Tuesday, May 23, 2023

Some hardships in the Soviet Union

See ‘The Soviet Century’ Review: Fragments of Communism: Banned publications, everyday hardships, a subjugated workforce: revisiting life in the U.S.S.R. by Joshua Rubenstein. He reviews the book "The Soviet Century: Archaeology of a Lost World" by Karl Schlögel. Excerpts:

"Mr. Schlögel doesn’t mention the avoyska—a “just in case” knitted bag—that Soviet citizens routinely carried with them on the chance they would happen upon tomatoes or melons for sale on a street corner (something I used to see for myself on my visits to the Soviet Union in the 1980s). He does note that when urban dwellers lined up for goods—not only at bazaars but at the entrances to subway stations, where people sold loaves of bread and articles of clothing—they often did so without knowing what everyone else was waiting for and just assumed it would be for something they needed."
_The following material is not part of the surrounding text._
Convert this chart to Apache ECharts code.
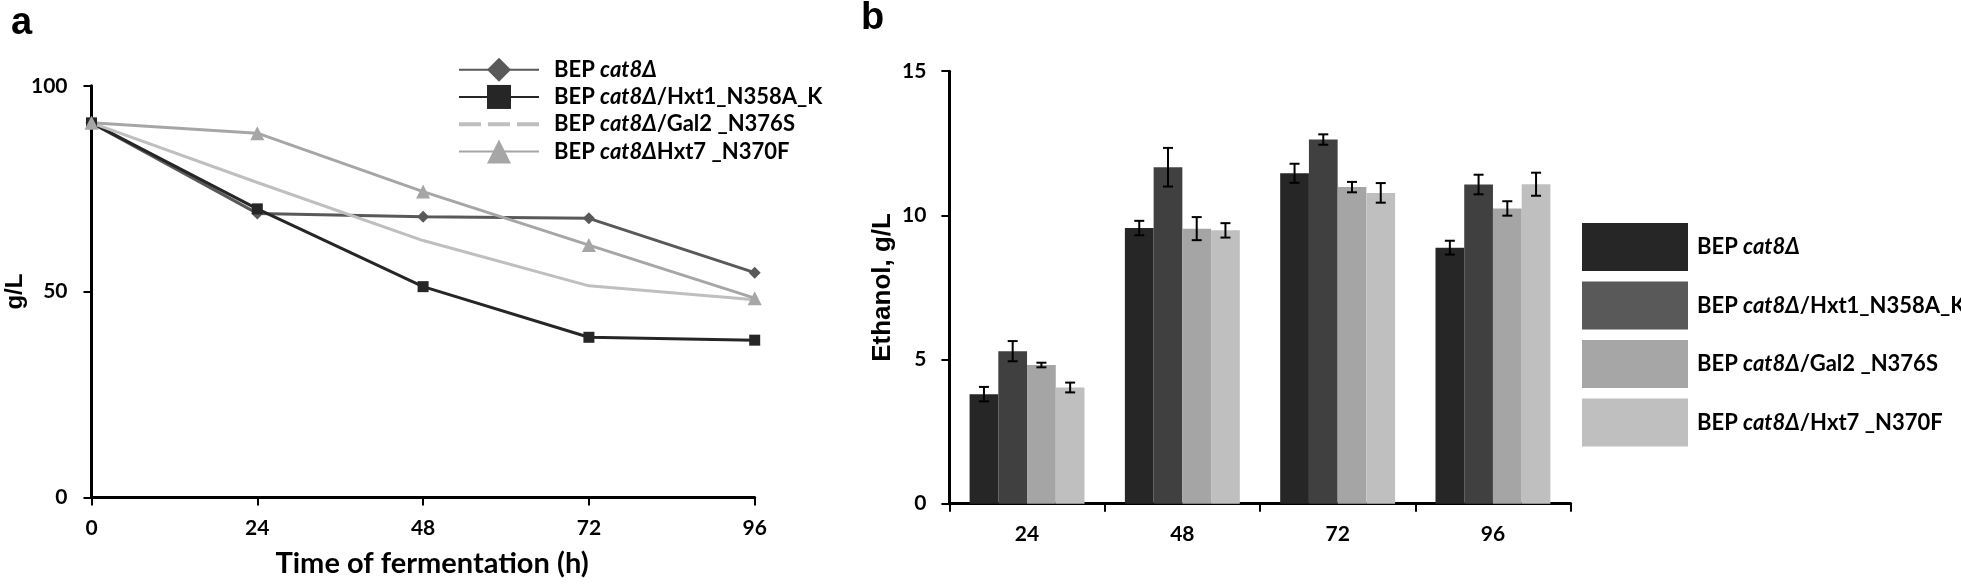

"Among much else, we learn about life in a typical communal apartment, where several families had to share a space that was now divided into single rooms for each multigenerational family. As late as the 1970s, 40% of Moscow’s population “enjoyed” such accommodations, with all of its inevitable tensions, petty disputes and invasions of privacy. We learn about the system of door bells: “Ring once for Occupant A, twice for Occupant B and so forth.” And about the lavatory as a semipublic space. “A toilet for over thirty people . . . was not untypical,” Mr. Schlögel writes. A gallery of toilet seats would hang on the lavatory wall."

"when the special archive of banned books and periodicals was finally made available to researchers during the time of Mikhail Gorbachev’s reforms in 1987, it included “300,000 book titles, 560,000 journals, and a million newspapers”?"

"the “enormous concentration of human energy” required for the building of (for example) the Dnieper Hydroelectric Station, or the Magnitogorsk Iron and Steel Plant, was inconceivable without the violence that controlled and subjugated the workforce. “Elegance and barbarism,” he writes, “were intertwined."